Season three ended last year with terrific cliffhangers in two of its storylines. First, Romero (Nestor Carbonell) shot Bob Paris on his boat as he tried to leave White Pine Bay. Second, Norman (Freddie Highmore) killed Bradley (Nicola Peltz), stuffed her in the trunk of her car, and pushed the car into the water. Like in the movie Psycho (1960), to which this scene is a nod, Norman’s personality was completely split and he stood hugging a mother who wasn’t really there.
Season four begins immediately following these events. Romero disposes of evidence from his crime and Norman awakens dirty in the woods. By the time episode one, A Danger to Himself and Others, ends, it’s clear that the series is going to move forward without hesitation, instead of backtracking to dwell in the past. In its very first hour, Bates Motel doesn’t sugarcoat Norman’s illness or delay him from attempting to murder someone else.
When a local farmer encounters Norman arguing with his unseen mother, the young man is taken to the “psychiatric unit.” His real-life mother, Norma (Vera Farmiga), can’t get to him because he’s under 48-hour observation. A professional at the facility asks her incredulously, “He blacks out regularly and you haven’t taken him to see a doctor?” Norma replies, “It depends what you mean by ‘regularly.’ You know I didn’t let him get his drivers’ license.”
As negligent as that sounds, I believe Norma finally realizes the seriousness of her son’s condition. However, that doesn’t stop her from trying to cut corners and spring him from captivity. She goes crying to Romero, who, if you recall, is still stinging from her rejection of him. “I’m not magical,” he bluntly tells her. “Wait it out and pray, if you do pray. I gave it up a long time ago.” She then heads to Pineview, the expensive institution she briefly investigated last season.
You’re never quite sure if Norma is naïve or simply hell bent on taking care of her son, regardless of the circumstances. When Pineview tells her that Norman can’t be admitted without a doctor’s recommendation, she replies, “But he needs help now.” Leaving, she spots Dr. Edwards (Damon Gupton) and tells him she has a bit of an emergency. He replies, “Then you should call 911.” “No, it’s not a 911 problem.” When words don’t work, she turns on the charm…
“I’m gay, “ he tells her, to shut down the attempt at manipulation. At her wit’s end, Norma does something she probably never thought of: tells the truth. Surprisingly, it works. He gives her his card and says that once Norman is released, he’ll see if he can help her. Before that happens, though, Norma takes her son home with a scolding that she cannot ignore his need for care and a threat that Social Services will be calling on her.

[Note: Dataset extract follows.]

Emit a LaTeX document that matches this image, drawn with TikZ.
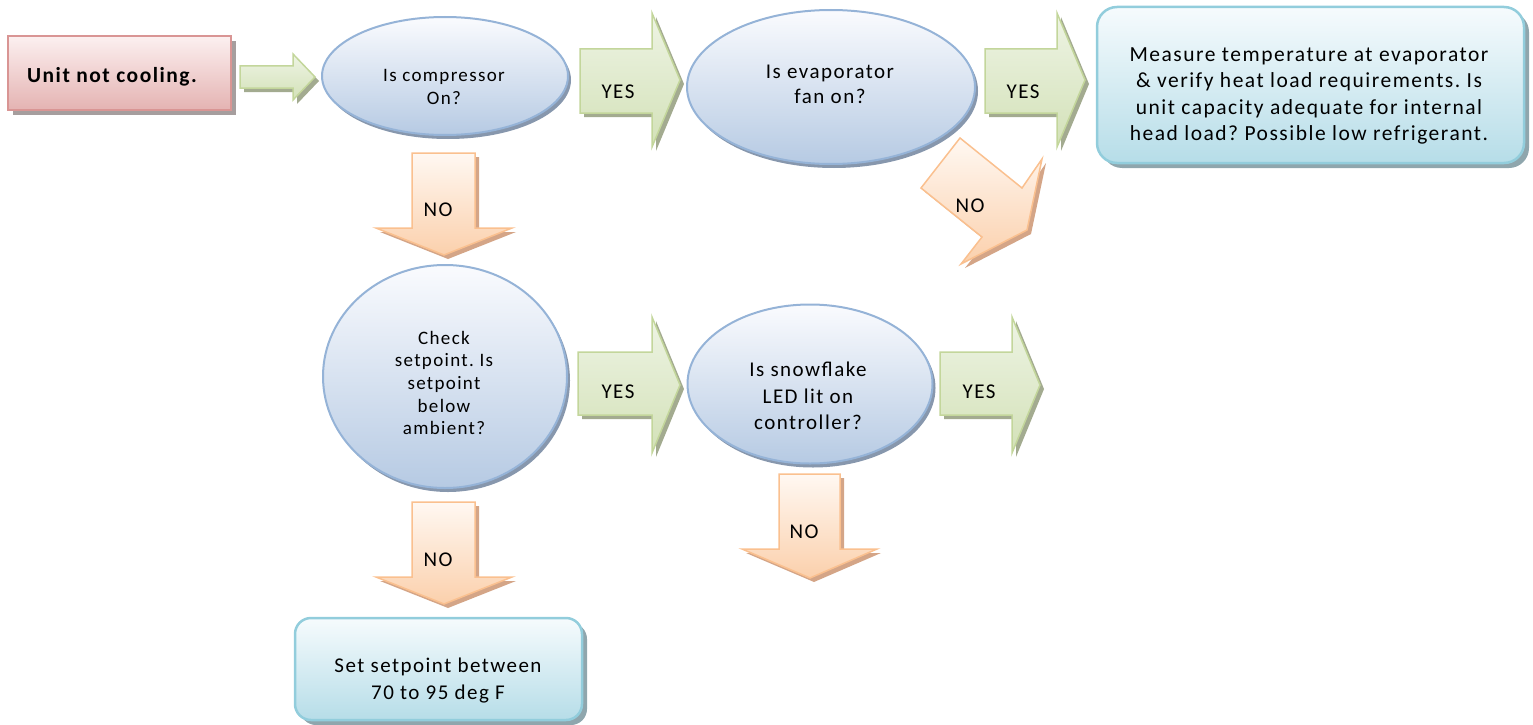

You can tell Norma’s going to be no good for her son; they’re soon sleeping in the same bed again. Well, Norma’s not doing much sleeping. She calls Romero and tells him she needs to talk to him… now. She says, “I need insurance, you have insurance, so I thought you could marry me. You’re not doing anything else.” Demonstrating desperation, but little understanding of the man, she adds, “I know you’re attracted to me. I’ll sleep with you.”
The other storyline is Emma’s (Olivia Cooke) lung transplant in Portland. With Dylan (Max Thieriot) at her side, she pulls through the operation just fine. However, a new character enters the scene who eventually ties the plot points together. This is Emma’s mother, Audrey. She checks into the motel, where the normally friendly proprietor, Norma Bates, dismisses her just as the rest of her family did. “I don’t want to hear any of this. I care about Emma, but this is none of my business.”
Against Norma’s orders to stay away from her son, Audrey rings the doorbell at the Bates house. Although Norman is in full “mother mode,” he’s friendly enough until Audrey pushes him, “I’m so sorry for you, but what kind of mother runs away from her sick child? You love someone more than anything and they leave you.” Uh-oh. No one is able to catch their breath in this episode, least of all those watching it. Bates Motel is back and the momentum keeps building. I hope it never stops.